Происхождение языкового органа это происхождение человеческого рода. Со стороны одного из критиков Хомского было вполне справедливо назвать его креационистом. И сказал Господь: да будет речь! И была речь. И услышал Бог эту речь. И Он услышал, что это хорошо.
Теория Хомского о языковом «органе» (как он иногда его называет) является биологической, но ни один настоящий биолог не отвергает эволюцию. На самом деле он «сальтационист» (от латинского слова «скачок»), как и некоторые критики Дарвина XIX века. Чудесное внезапное появление языкового органа это «макромутация», мутация, «обладающая мощным эффектом», и такого рода вещи «время от времени случаются». Но они не влияют на эволюцию видов, потому что, среди прочего, «возникай новые виды таким образом, их представителям было бы проблематично найти себе полового партнёра». Время от времени рождаются сиамские близнецы и двухголовые телята. Они не спариваются и не воспроизводят себе подобных. Эволюция действует путём накопления очень малых модификаций, каждая из которых незначительно улучшает репродуктивный успех, в течение очень долгого времени. Не производя мутантов и монстров. Наверное, было бы очень неприятно оказаться первой говорящей обезьяной, когда не с кем поговорить.

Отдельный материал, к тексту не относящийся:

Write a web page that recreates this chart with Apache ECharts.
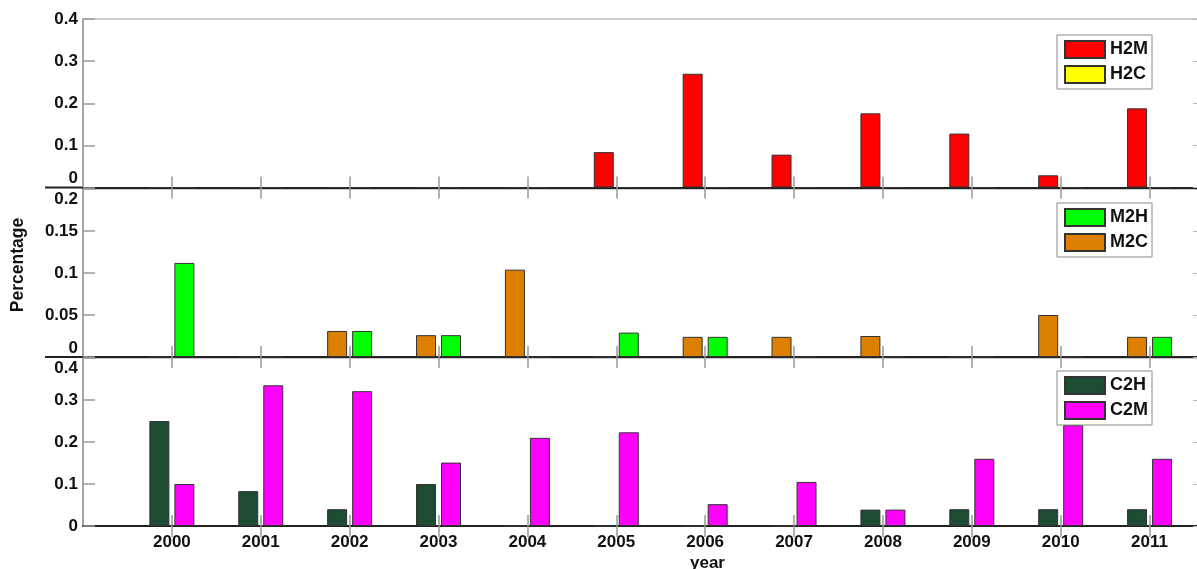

Интересно следующее утверждение ведущего генетика, который не задумывался о теориях Хомского:
размежевание человеческих популяций, по крайней мере некоторых, настолько древнее, что становится трудно принять гипотезу единственной мутации, круто поменявшей человеческое поведение на современное где-то незадолго до позднего каменного века (верхнего палеолита). А раз временные рамки данной ключевой мутации, повлиявшей на поведение, должны попасть в интервал этого перехода, то у одной части человечества эта мутация будет иметь повышенную частоту как раз там, где мутация появилась, а у другой части человечества, той, что отделилась раньше, она должна быть редкой. Но при этом все живущие сейчас люди одинаково владеют понятийным языком и совершенствуют свои культуры в своеобычном человеческом ключе.
Для Хомского проблема, решением которой является языковой орган, это, по его мнению, чудесная особенность, благодаря которой все дети изучают язык в очень раннем возрасте. Качество и количество речи, воздействию которой они бессистемно подвергаются, настолько низки (он говорит о «вырожденном качестве и узко ограниченном объёме имеющихся данных» вырожденном из чего?), что дети не могут выучить язык на опыте, как это обычно предполагалось до Хомского. Дети не учат язык, они «усваивают» его, потому что в фундаментальном смысле они его уже знают.
Хомский объясняет чудо другим чудом. Или тавтологией (знание происходит от знания). Однажды он написал, что «если не иметь в виду чуда», просто должно быть правдой, что быстрое овладение ребёнком языка основано на чём-то врождённом. Без чуда не происходит ничего. Хомский не может без него обойтись. Он никогда не проявлял серьёзных познаний или интереса к психологии развития, как это было очевидно из его дебатов с Жаном Пиаже в 1975 году, так же как он не проявляет никаких познаний в области нейробиологии. Эти науки просто обязаны поддерживать его теорию, потому что его теория истинна. Психологи сначала были взволнованы трансформационной/порождающей грамматикой Хомского, когда казалось, что она может иметь семантические последствия, но вскоре они пришли к выводу, что её обещание было иллюзорным. То же самое было и с педагогами. Как правило, научное знание рано или поздно находит практическое применение. Лингвистика Хомского его не нашла.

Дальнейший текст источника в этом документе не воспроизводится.